▶ Stated task: Gather from the listing below each line that includes the word "with", and copy it.

########

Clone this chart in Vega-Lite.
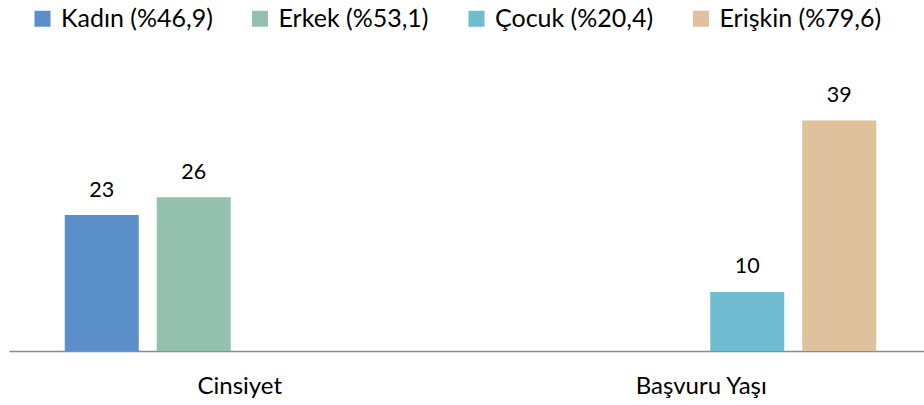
{
  "$schema": "https://vega.github.io/schema/vega-lite/v6.json",
  "autosize": {"type": "none"},
  "width": 915,
  "height": 266,
  "padding": {"left": 9, "top": 85, "right": 0, "bottom": 54},
  "background": "white",
  "config": {
    "view": {"stroke": null},
    "font": "Lato"
  },
  "data": {
    "values": [
      {"kategori": "Cinsiyet", "grup": "Kadın (%46,9)", "sayi": 23},
      {"kategori": "Cinsiyet", "grup": "Erkek (%53,1)", "sayi": 26},
      {"kategori": "Başvuru Yaşı", "grup": "Çocuk (%20,4)", "sayi": 10},
      {"kategori": "Başvuru Yaşı", "grup": "Erişkin (%79,6)", "sayi": 39}
    ]
  },
  "encoding": {
    "x": {
      "field": "kategori",
      "type": "nominal",
      "sort": ["Cinsiyet", "Başvuru Yaşı"],
      "scale": {"range": [0, 923], "paddingInner": 0, "paddingOuter": 0},
      "axis": {
        "title": null,
        "labelAngle": 0,
        "ticks": false,
        "tickSize": 0,
        "labelPadding": 42,
        "labelBaseline": "alphabetic",
        "labelFontSize": 24,
        "labelColor": "#000000",
        "labelFont": "Lato",
        "domainColor": "#8c8c8c",
        "domainWidth": 1.5
      }
    },
    "xOffset": {
      "field": "grup",
      "type": "nominal",
      "scale": {
        "domain": ["Kadın (%46,9)", "Erkek (%53,1)", "Çocuk (%20,4)", "Erişkin (%79,6)"],
        "paddingInner": 0.1957,
        "paddingOuter": 0.606
      }
    },
    "y": {
      "field": "sayi",
      "type": "quantitative",
      "scale": {"domain": [0, 45], "nice": false},
      "axis": null
    }
  },
  "layer": [
    {
      "mark": {"type": "bar"},
      "encoding": {
        "color": {
          "field": "grup",
          "type": "nominal",
          "scale": {
            "domain": ["Kadın (%46,9)", "Erkek (%53,1)", "Çocuk (%20,4)", "Erişkin (%79,6)"],
            "range": ["#5b8fca", "#93c1ae", "#70bcd1", "#dfc19e"]
          },
          "legend": {
            "title": null,
            "orient": "none",
            "direction": "horizontal",
            "legendX": 21,
            "legendY": -79,
            "padding": 0,
            "symbolType": "square",
            "symbolSize": 256,
            "symbolStrokeWidth": 0,
            "symbolOpacity": 1,
            "labelFontSize": 25,
            "labelFont": "Lato",
            "labelColor": "#000000",
            "labelOffset": 6,
            "columnPadding": 34.5,
            "labelLimit": 400
          }
        }
      }
    },
    {
      "mark": {
        "type": "text",
        "baseline": "alphabetic",
        "dy": -18.5,
        "fontSize": 21.5,
        "font": "Lato",
        "color": "#000000"
      },
      "encoding": {
        "text": {"field": "sayi", "type": "quantitative"}
      }
    }
  ]
}
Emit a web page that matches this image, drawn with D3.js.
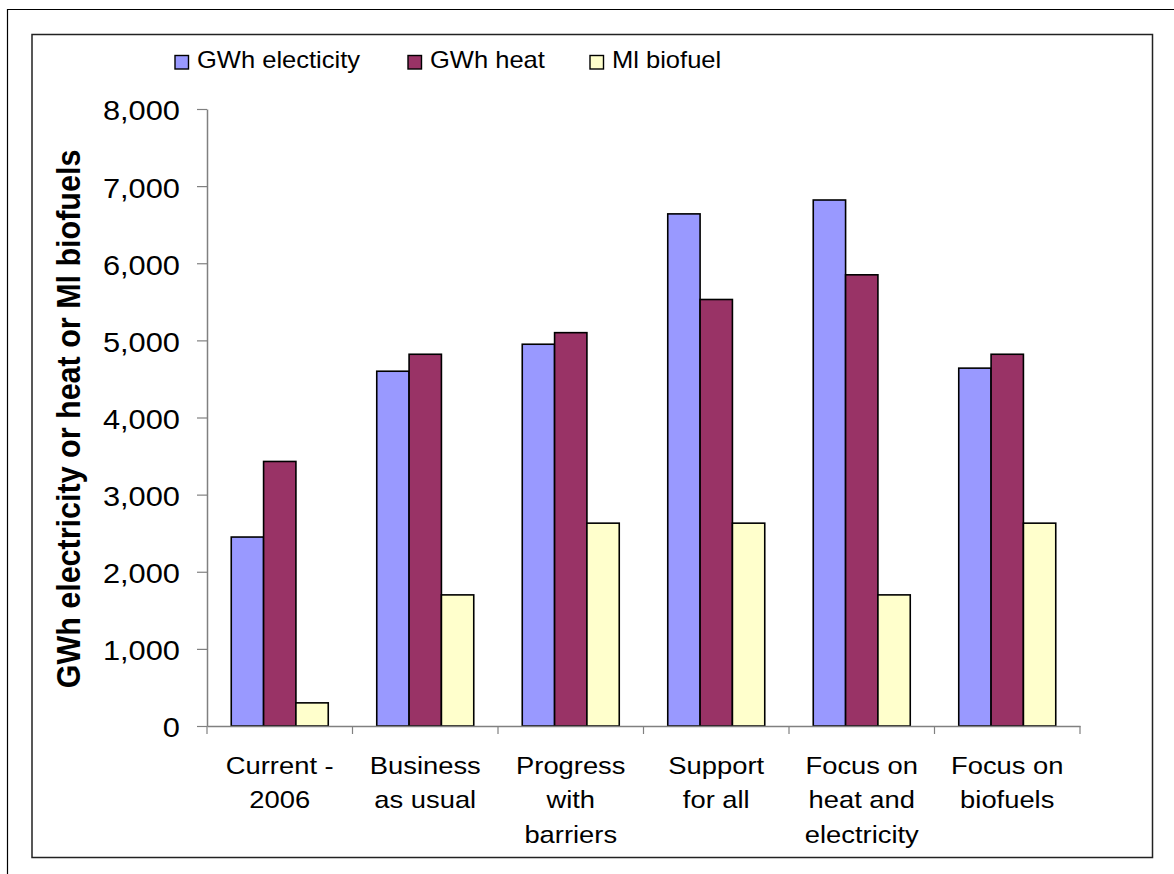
<!DOCTYPE html>
<html>
<head>
<meta charset="utf-8">
<script src="https://cdn.jsdelivr.net/npm/d3@7"></script>
<style>
  html, body { margin: 0; padding: 0; background: #fff; }
  svg { display: block; font-family: "Liberation Sans", Arial, sans-serif; }
</style>
</head>
<body>
<svg id="chart" width="1174" height="874"></svg>
<script>
// Scenario categories (multi-line labels)
const categories = [
  ["Current -", "2006"],
  ["Business", "as usual"],
  ["Progress", "with", "barriers"],
  ["Support", "for all"],
  ["Focus on", "heat and", "electricity"],
  ["Focus on", "biofuels"]
];
const seriesNames = ["GWh electicity", "GWh heat", "Ml biofuel"];
const electricity = [2450, 4600, 4950, 6640, 6820, 4640];
const heat        = [3430, 4820, 5100, 5530, 5850, 4820];
const biofuel     = [300, 1700, 2630, 2630, 1700, 2630];
const yTicks = [0, 1000, 2000, 3000, 4000, 5000, 6000, 7000, 8000];
const yTitle = "GWh electricity or heat or Ml biofuels";

const colors = ["#9999FF", "#993366", "#FFFFCC"];
const seriesValues = [electricity, heat, biofuel];

const svg = d3.select("#chart");
const font = '"Liberation Sans", Arial, sans-serif';
const stretch = 1.1; // text is drawn slightly wide

// Outer frame (only top and left edges fall inside the view)
svg.append("line").attr("x1", 7).attr("y1", 9.5).attr("x2", 1174).attr("y2", 9.5)
  .attr("stroke", "#000").attr("stroke-width", 1.2);
svg.append("line").attr("x1", 7.5).attr("y1", 9).attr("x2", 7.5).attr("y2", 874)
  .attr("stroke", "#000").attr("stroke-width", 1.2);

// Chart area border
svg.append("rect").attr("x", 32).attr("y", 34.5).attr("width", 1120.5).attr("height", 823)
  .attr("fill", "none").attr("stroke", "#222").attr("stroke-width", 1.5);

const plot = { left: 207, right: 1080, top: 109, bottom: 726 };

const x0 = d3.scaleBand()
  .domain(d3.range(categories.length))
  .range([plot.left, plot.right])
  .padding(0);
const x1 = d3.scaleBand()
  .domain(d3.range(seriesNames.length))
  .range([0, x0.bandwidth()])
  .paddingInner(0)
  .paddingOuter(0.75);
const y = d3.scaleLinear().domain([0, 8000]).range([plot.bottom, plot.top]);

// Bars
const rows = categories.map((c, i) => seriesValues.map((s, j) => ({ i, j, v: s[i] })));
svg.append("g").selectAll("g")
  .data(rows)
  .join("g")
  .attr("transform", (d, i) => `translate(${x0(i)},0)`)
  .selectAll("rect")
  .data(d => d)
  .join("rect")
  .attr("x", d => x1(d.j))
  .attr("y", d => y(d.v))
  .attr("width", x1.bandwidth())
  .attr("height", d => y(0) - y(d.v))
  .attr("fill", d => colors[d.j])
  .attr("stroke", "#000")
  .attr("stroke-width", 1.6);

// Y axis
const yAxis = d3.axisLeft(y)
  .tickValues(yTicks)
  .tickSizeInner(10)
  .tickSizeOuter(0)
  .tickFormat(d3.format(","));
const gy = svg.append("g").attr("transform", `translate(${plot.left},0)`).call(yAxis);
gy.select(".domain").attr("stroke", "#808080").attr("stroke-width", 1.5);
gy.selectAll(".tick line").attr("stroke", "#808080").attr("stroke-width", 1.2);
gy.selectAll(".tick text")
  .attr("x", 0)
  .attr("dy", "0.39em")
  .attr("transform", `translate(-27,0) scale(${stretch},1)`)
  .attr("fill", "#000")
  .style("font-family", font)
  .style("font-size", "28px");

// X axis
const xAxis = d3.axisBottom(x0).tickSize(0).tickFormat("");
const gx = svg.append("g").attr("transform", `translate(0,${plot.bottom})`).call(xAxis);
gx.select(".domain").attr("stroke", "#808080").attr("stroke-width", 1.5);
gx.selectAll(".tick").remove();
// category separator ticks
gx.selectAll(".sep")
  .data(d3.range(categories.length + 1))
  .join("line")
  .attr("class", "sep")
  .attr("x1", i => plot.left + i * x0.step())
  .attr("x2", i => plot.left + i * x0.step())
  .attr("y1", 0).attr("y2", 8)
  .attr("stroke", "#808080").attr("stroke-width", 1.2);

// Category labels
const catLabels = svg.append("g");
categories.forEach((lines, i) => {
  const cx = x0(i) + x0.bandwidth() / 2;
  const t = catLabels.append("text")
    .attr("transform", `translate(${cx},774) scale(1.14,1)`)
    .attr("text-anchor", "middle")
    .style("font-family", font)
    .style("font-size", "24px")
    .attr("fill", "#000");
  lines.forEach((ln, k) => {
    t.append("tspan")
      .attr("x", 0)
      .attr("dy", k === 0 ? 0 : 34.5)
      .text(ln);
  });
});

// Y axis title
svg.append("text")
  .attr("transform", `translate(80,${419}) scale(${stretch},1) rotate(-90)`)
  .attr("text-anchor", "middle")
  .style("font-family", font)
  .style("font-size", "30.5px")
  .style("font-weight", "bold")
  .attr("fill", "#000")
  .text(yTitle);

// Legend
const legendX = [175, 408, 590];
const legend = svg.append("g");
seriesNames.forEach((name, j) => {
  legend.append("rect")
    .attr("x", legendX[j]).attr("y", 55.5)
    .attr("width", 13.5).attr("height", 13.5)
    .attr("fill", colors[j]).attr("stroke", "#000").attr("stroke-width", 1.4);
  legend.append("text")
    .attr("transform", `translate(${legendX[j] + 22},68) scale(1.11,1)`)
    .style("font-family", font)
    .style("font-size", "23px")
    .attr("fill", "#000")
    .text(name);
});
</script>
</body>
</html>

########

▶ Complete output:
Emit a web page that matches this image, drawn with D3.js.
  ["Progress", "with", "barriers"],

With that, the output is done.